近所の老人たちのゴシップや病気の話なんて興味なし。同年代の友達がいるかという質問に、〈ひとりもいないわよ、大っ嫌いだから!〉。
若々しい老人だ、で済ませることは簡単だけど、本書はそれだけで終らない。
カメラが趣味という水原さんは、仕入れを兼ねて海外へ出かけた時に撮影した写真を見せてくれる。
そこに写る現地の人々であり、彼らの着る衣服。それは、他の文化圏のファッションを、水原さんの視点で切り取った貴重な記録でもある。
単に派手で威勢がいい老人、というわけでない。未知の世界の価値観を受け入れ、物の良し悪しを自分の目で見極めてきた自信と懐の深さが、言葉であり姿勢となって表れているのだ。

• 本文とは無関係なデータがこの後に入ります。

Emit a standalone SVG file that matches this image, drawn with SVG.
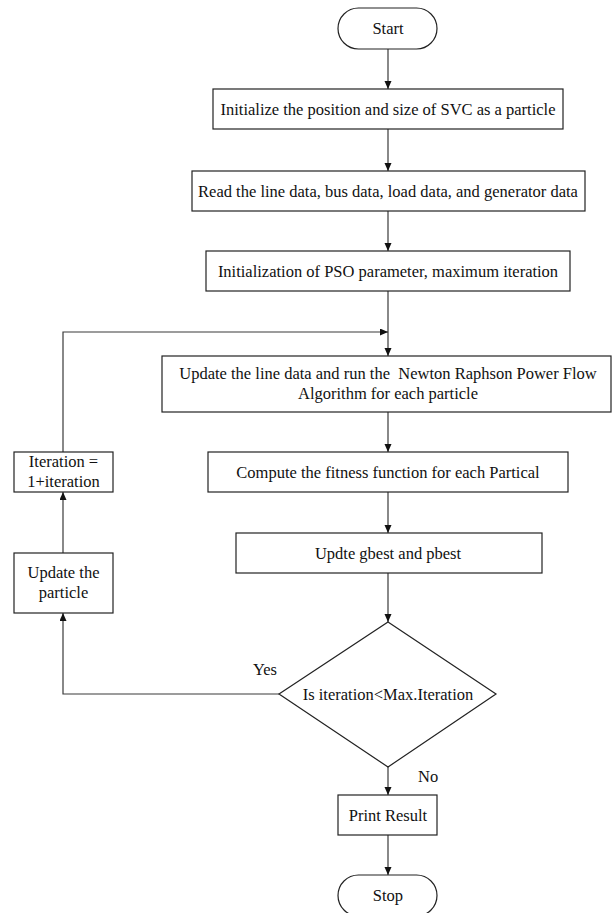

そんなマイペースに生きる独居老人たちのおもしろさを、笑いにして体現する男が浅草の街にいる。
昭和25(1950)年生まれ、芸能界での活躍を夢見て牧伸二や泉ピン子の付き人を経験するも、大成しなかった。
ディズニーランドのダンサー、ストリップの合間のお笑い、山小屋の従業員。一つの場所にじっとしていられず、興味を持ってしまったが最後、〈ああ、俺はこれがやりたかったんだ〉と職を転々とした。失恋もした。やがて行き着いたのが、チャップリンの格好で太鼓を叩き、通りすがりの店を宣伝する道化師「プッチャリン」だった。
失敗続きの半生を語りながら、プッチャリンは〈バカですねえ〉と嘆く。

ところが、彼の腰の落ち着かなさは、今もなお健在だった。
埼玉県に家賃4万円の一戸建てと、福島県に家賃5000円のボロ家を借り、浅草の串揚げ屋のビルの上にタダで住まわせてもらう、現在の奇妙な3重生活を、〈バカですねえ〉と笑う。
〈明るい哀愁〉を漂わせながら、読んでいるこちらがずっこけてしまうような、とぼけた味と愛嬌もあるプッチャリン。その姿は、若い頃あこがれていたというコメディの三枚目役のようだ。

一人暮らしの老人に、さびしくて暗いイメージを持っていた自分を、〈バカですねえ〉と笑いたくなる。